Pull out the lines running from the one with "Reproduce this chart" to the one with "const HEIGHT = 440;", inclusive, word for word. Drop any picture.

### Entries supplied

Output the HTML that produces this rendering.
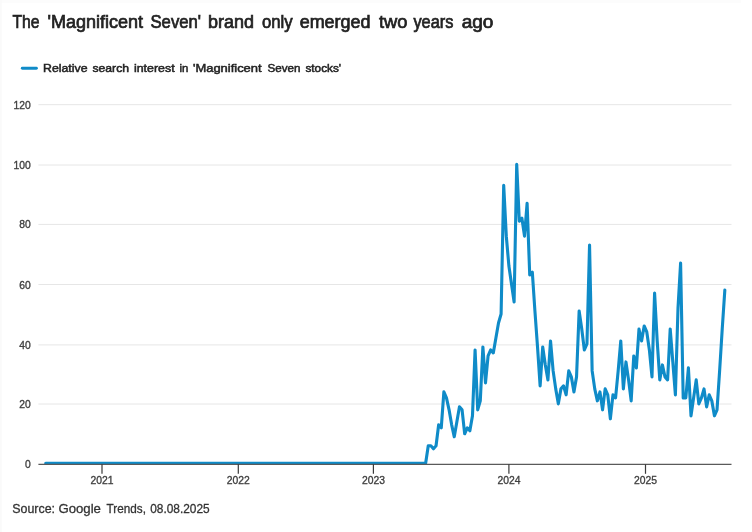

######
### Entries supplied

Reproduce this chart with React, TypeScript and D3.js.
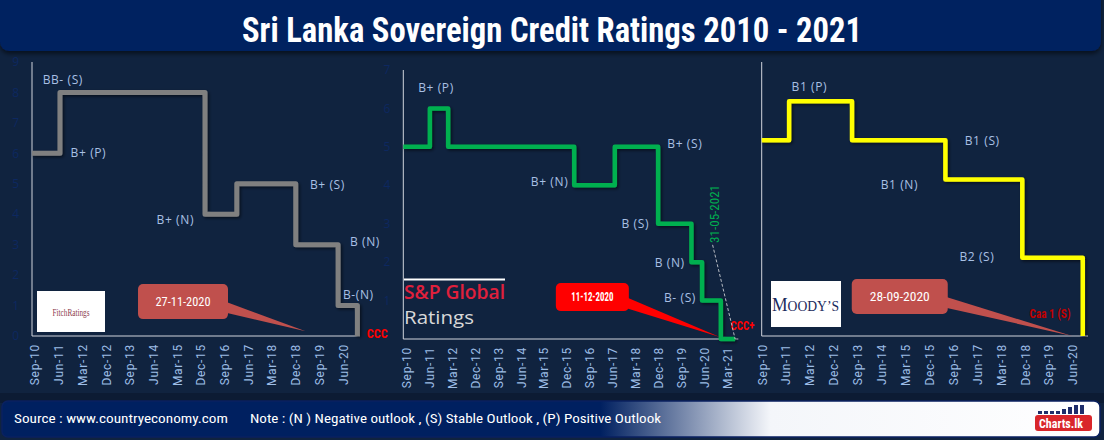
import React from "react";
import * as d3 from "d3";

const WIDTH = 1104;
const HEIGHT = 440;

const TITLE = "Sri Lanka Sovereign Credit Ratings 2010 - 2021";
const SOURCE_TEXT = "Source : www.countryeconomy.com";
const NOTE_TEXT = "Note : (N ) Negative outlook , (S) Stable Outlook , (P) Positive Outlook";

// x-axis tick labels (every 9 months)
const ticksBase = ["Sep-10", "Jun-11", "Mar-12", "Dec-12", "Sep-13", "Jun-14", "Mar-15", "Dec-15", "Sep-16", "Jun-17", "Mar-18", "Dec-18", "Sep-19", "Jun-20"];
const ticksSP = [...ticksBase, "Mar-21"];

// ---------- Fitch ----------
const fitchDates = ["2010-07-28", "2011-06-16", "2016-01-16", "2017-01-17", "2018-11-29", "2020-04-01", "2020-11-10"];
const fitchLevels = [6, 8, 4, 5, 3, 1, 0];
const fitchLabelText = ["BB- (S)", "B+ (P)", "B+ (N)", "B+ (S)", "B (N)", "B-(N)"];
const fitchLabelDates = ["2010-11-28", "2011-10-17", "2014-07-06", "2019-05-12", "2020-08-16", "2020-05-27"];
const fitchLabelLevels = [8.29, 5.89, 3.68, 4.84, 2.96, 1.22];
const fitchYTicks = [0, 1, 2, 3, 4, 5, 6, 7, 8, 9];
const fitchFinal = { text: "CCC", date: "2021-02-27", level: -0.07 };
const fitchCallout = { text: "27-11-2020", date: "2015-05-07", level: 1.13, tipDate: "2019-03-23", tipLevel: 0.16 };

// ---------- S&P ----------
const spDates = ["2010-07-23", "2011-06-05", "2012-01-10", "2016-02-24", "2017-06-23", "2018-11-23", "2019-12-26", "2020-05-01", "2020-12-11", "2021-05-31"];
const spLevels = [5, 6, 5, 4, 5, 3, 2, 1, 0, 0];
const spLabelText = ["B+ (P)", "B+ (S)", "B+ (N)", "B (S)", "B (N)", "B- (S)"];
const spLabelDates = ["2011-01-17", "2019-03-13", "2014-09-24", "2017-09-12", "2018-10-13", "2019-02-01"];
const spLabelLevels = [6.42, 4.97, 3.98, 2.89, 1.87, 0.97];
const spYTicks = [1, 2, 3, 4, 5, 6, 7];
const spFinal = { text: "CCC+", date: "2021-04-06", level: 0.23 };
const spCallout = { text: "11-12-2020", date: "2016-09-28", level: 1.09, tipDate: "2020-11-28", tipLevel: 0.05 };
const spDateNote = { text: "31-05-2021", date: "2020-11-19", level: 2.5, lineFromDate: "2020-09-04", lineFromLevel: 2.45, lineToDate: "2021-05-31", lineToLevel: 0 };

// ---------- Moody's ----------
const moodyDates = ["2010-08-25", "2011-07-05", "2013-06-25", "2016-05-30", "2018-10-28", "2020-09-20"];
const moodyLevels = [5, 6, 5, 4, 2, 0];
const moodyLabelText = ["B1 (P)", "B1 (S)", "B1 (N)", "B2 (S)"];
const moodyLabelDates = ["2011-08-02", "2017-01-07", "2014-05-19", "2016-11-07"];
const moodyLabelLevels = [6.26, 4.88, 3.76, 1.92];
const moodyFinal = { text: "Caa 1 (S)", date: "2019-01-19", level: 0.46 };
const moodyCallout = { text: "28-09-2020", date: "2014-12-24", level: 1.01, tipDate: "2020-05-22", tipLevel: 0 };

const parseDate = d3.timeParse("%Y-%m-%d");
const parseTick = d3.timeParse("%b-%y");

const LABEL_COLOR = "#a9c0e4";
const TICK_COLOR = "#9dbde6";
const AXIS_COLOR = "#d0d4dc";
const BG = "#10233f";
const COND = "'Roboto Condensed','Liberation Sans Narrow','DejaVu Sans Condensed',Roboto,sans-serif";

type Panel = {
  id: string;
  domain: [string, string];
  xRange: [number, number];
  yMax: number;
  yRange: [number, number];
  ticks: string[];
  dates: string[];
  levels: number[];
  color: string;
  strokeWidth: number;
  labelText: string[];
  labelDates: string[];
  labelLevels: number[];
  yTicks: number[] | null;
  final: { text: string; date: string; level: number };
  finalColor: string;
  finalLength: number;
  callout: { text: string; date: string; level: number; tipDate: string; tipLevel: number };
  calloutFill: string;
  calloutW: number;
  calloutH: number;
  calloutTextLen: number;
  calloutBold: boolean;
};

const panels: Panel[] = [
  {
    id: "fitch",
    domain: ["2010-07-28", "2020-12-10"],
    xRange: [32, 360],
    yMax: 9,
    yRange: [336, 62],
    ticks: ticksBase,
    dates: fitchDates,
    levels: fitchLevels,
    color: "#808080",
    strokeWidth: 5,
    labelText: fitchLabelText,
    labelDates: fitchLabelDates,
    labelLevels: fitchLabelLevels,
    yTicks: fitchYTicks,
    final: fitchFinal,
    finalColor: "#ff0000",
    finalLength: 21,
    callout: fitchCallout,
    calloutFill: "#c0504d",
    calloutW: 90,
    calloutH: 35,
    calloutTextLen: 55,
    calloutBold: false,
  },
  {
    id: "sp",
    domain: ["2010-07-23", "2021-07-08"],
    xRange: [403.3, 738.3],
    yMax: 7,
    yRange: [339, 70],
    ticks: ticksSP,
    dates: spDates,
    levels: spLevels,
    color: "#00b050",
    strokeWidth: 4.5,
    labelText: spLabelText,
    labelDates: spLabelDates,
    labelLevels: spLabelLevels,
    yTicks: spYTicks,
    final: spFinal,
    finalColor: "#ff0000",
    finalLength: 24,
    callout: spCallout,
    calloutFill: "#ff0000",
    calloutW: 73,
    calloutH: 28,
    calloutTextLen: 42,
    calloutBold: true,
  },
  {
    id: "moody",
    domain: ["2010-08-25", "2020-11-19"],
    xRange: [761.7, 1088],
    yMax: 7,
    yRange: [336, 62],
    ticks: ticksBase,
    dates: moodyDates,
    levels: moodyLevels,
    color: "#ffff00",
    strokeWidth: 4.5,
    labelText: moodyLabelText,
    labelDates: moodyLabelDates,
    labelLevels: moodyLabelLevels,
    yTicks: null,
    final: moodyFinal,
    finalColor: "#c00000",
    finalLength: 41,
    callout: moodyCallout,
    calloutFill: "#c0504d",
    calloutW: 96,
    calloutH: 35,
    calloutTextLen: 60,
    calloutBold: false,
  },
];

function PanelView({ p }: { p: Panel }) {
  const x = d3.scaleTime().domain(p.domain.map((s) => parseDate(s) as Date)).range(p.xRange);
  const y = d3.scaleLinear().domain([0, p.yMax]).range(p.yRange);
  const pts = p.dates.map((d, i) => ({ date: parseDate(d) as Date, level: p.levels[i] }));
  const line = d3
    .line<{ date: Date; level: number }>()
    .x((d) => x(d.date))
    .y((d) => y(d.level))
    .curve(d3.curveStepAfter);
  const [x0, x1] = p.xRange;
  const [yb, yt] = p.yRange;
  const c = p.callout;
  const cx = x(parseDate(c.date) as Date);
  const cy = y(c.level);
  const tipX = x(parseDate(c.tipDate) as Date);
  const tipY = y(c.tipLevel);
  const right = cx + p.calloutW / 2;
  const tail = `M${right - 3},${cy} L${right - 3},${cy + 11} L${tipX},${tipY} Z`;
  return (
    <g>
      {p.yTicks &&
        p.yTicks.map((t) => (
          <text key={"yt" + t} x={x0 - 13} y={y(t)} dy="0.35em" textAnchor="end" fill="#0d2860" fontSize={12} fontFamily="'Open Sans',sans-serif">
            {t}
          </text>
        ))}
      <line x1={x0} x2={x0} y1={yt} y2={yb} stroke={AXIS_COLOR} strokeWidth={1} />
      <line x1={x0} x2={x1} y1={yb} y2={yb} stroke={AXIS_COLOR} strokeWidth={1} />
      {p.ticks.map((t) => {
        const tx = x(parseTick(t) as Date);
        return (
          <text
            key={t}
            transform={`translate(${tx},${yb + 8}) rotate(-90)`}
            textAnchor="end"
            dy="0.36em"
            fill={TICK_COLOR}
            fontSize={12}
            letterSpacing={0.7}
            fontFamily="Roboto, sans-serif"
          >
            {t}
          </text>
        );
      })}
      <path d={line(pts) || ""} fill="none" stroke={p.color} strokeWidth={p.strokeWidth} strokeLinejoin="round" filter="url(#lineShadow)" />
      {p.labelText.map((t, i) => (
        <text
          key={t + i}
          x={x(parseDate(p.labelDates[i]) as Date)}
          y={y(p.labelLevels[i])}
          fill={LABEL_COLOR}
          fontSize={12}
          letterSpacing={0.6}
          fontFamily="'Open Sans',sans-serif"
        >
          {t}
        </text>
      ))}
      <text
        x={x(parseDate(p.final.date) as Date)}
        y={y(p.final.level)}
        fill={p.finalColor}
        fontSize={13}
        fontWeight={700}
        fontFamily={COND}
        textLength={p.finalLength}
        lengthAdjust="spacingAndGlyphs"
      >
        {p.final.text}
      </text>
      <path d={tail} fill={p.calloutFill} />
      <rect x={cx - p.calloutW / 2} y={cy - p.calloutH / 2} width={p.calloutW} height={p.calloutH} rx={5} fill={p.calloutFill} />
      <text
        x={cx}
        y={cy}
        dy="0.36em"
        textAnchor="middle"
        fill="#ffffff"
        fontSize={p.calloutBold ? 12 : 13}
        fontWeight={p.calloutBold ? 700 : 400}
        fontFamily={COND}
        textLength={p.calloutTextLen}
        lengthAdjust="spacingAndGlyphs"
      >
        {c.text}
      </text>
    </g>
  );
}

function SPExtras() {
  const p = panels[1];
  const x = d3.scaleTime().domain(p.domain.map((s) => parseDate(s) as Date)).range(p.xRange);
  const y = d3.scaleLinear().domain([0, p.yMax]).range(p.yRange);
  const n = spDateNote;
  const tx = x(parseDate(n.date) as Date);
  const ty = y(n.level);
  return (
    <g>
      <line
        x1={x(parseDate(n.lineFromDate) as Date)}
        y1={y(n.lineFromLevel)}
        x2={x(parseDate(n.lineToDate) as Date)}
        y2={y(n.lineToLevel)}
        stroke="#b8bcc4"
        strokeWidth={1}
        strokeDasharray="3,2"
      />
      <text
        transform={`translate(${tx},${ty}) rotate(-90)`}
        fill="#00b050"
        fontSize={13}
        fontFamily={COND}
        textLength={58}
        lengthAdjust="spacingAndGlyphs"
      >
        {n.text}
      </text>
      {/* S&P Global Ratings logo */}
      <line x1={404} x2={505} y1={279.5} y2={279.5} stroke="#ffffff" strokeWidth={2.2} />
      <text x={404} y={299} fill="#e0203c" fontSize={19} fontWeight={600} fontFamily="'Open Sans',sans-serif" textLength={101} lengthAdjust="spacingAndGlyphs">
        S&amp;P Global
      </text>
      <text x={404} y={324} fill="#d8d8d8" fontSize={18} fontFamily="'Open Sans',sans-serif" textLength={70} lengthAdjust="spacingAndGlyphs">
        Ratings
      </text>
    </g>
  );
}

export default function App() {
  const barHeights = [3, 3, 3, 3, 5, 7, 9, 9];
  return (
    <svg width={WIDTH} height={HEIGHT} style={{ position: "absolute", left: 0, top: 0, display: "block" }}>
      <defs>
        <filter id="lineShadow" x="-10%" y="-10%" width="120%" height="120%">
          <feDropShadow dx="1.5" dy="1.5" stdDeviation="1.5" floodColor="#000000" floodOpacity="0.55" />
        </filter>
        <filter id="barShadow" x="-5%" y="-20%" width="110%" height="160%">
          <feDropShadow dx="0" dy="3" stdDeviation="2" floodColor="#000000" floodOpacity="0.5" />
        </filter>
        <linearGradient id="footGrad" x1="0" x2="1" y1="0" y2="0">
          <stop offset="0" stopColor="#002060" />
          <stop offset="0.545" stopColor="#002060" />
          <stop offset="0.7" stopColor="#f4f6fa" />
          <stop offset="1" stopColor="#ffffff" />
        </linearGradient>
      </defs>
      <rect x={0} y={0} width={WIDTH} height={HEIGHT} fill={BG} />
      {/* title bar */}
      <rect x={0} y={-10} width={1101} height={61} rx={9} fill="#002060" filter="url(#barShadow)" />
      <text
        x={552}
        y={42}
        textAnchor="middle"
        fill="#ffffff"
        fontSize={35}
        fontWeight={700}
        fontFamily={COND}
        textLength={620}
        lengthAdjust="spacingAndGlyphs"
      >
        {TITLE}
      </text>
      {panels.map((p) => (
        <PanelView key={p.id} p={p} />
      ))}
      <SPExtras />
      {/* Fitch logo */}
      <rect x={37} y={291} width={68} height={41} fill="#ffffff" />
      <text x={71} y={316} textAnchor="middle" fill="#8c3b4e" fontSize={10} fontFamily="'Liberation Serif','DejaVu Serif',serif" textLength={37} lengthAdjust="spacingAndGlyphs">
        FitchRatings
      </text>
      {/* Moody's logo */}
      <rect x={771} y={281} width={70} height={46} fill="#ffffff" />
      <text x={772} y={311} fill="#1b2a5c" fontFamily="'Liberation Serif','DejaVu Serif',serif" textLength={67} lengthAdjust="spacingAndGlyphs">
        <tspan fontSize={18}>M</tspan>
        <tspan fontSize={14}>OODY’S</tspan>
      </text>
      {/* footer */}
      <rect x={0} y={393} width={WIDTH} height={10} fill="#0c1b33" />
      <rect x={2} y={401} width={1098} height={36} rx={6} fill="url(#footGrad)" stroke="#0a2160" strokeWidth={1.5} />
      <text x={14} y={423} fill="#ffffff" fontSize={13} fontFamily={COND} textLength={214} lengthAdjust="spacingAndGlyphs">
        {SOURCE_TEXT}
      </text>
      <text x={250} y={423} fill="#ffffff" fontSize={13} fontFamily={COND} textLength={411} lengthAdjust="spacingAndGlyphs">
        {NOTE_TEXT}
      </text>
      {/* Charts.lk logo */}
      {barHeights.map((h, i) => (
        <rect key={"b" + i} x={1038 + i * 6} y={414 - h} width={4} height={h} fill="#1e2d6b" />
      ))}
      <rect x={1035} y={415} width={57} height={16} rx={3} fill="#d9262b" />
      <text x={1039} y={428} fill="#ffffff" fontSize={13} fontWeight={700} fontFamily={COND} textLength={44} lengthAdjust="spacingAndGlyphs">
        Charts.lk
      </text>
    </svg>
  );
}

######

* _Task answer_:
Reproduce this chart with React, TypeScript and D3.js.
import React from "react";
import * as d3 from "d3";

const WIDTH = 1104;
const HEIGHT = 440;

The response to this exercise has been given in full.